Ten64 Network Performance Benchmark¶
This is a brief sampling of the Ten64's performance under ideal conditions.
We are being very modest with our performance numbers in advertising as there are some caveats today:
-
The Linux network stack does limit the performance a bit, we see the ultimate solution as XDP in the short term and hardware offload (AIOP) in the long term.
For example, 3 Gbit/s single flow performance is easily achieved, but futher traffic flows may be inconsistent as it depends how the flows are passed to each core (via DPIO portals) based on flow hashing (such as the port numbers on each connection).
-
In the default configuration we ship the units with (all Ethernet ports enabled), performance is limited as the LS1088 doesn't have enough resources (buffers, flow tables etc.) to give optimal resources to all ports - see the network configuration page for more information.
For these tests, we have booted the system with the "eth0 only" DPL and added the two 10G ports dynamically via the ls-addni
command - this ensures they have the most optimal settings in terms of queues, flow tables and inbound packet hashing.
iperf3 testing¶
These tests are done between a Linux client and Windows 10 workstation.

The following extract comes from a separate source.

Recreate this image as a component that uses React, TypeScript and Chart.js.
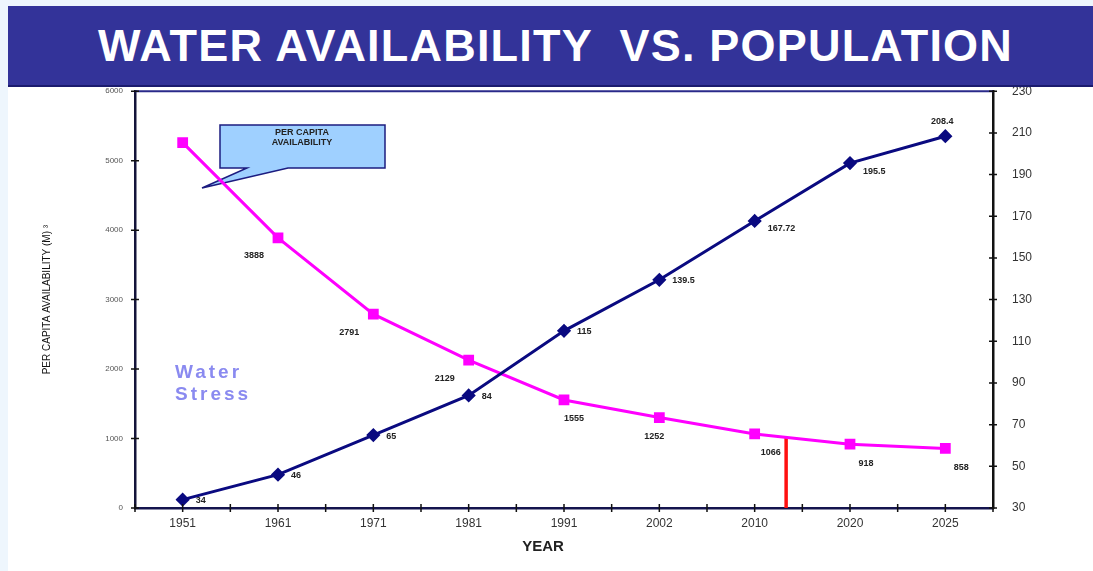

The Linux client has an Intel X520-T2 (Dual SFP+) card, while the Windows machine has an X540-T2 (Dual 10GBase-T). A Mikrotik S+RJ10 10GBase-T SFP module is used to provide a 10GBase-T connection on the Ten64.
Bridge mode¶
Command: iperf3 -P (num threads) -R -c (server) -t 60
Number of threads (-P) | Thread 0 | Thread 1 | Thread 2 | Thread 3 | Thread 4 | Total Gbit/s |
---|---|---|---|---|---|---|
1 | 3.08 | 3.08 | ||||
2 | 3 | 2.93 | 5.93 | |||
3 | 3.04 | 2.88 | 2.56 | 8.48 | ||
4 | 1.87 | 2.69 | 1.75 | 2.73 | 9.04 | |
5 | 1.91 | 2.03 | 1.84 | 1.68 | 1.84 | 9.3 |
As discussed above, the per-flow performance does vary more as flows are increased - this can be due to different packet flows being processed on the same core, while the fastest flow gets a core by itself.
Routed mode¶
Note: this test is done with static routing rules (no NAT)
Number of threads (-P) | Thread 0 | Thread 1 | Thread 2 | Thread 3 | Thread 4 | Total Gbit/s |
---|---|---|---|---|---|---|
1 | 2.91 | 2.91 | ||||
2 | 2.81 | 2.6 | 5.41 | |||
3 | 2.64 | 2.52 | 2.15 | 7.3 | ||
4 | 2.33 | 2.36 | 1.97 | 2.39 | 8.3 | |
5 | 2.17 | 2.07 | 2.07 | 1.46 | 1.37 | 9.3 |
DPDK¶
DPDK is one way to extract higher performance from the LS1088, by bypassing the kernel and doing all packet operations in userspace, using a poll-mode driver (PMD) mechanism rather than the traditional interrupt-driven mechanism in the kernel.
It should be noted these tests are only being done with a single core only.
To do this test, we just launch DPDK's testpmd
which establishes a Layer2 bridge across a pair of ports.
Number of threads (-P) | Thread 0 | Thread 1 | Thread 2 | Thread 3 | Thread 4 | Total | Improvement (relative to Linux bridge) |
---|---|---|---|---|---|---|---|
1 | 5.02 | 5.02 | 1.63 | ||||
2 | 3.99 | 3.93 | 7.92 | 1.34 | |||
3 | 3.09 | 2.96 | 3.16 | 9.21 | 1.09 | ||
4 | 2.56 | 2.26 | 2.44 | 2.17 | 9.43 | 1.04 | |
5 | 2.62 | 1.73 | 1.69 | 1.76 | 1.69 | 9.49 | 1.02 |
As we can see, even with just one core doing the work, DPDK can improve the single thread performance to 5Gbit/s, a 1.6x improvement, and DPDK is still able to hold an advantage as more flows are added.
The disadvantage of DPDK is that you need to port your entire network stack to DPDK, which runs in userspace. Some options exist, such as DANOS, TNSR etc, as well as OpenVSwitch-DPDK - but deployment and validation of these solutions requires a lot more time and effort over traditional kernel network stacks.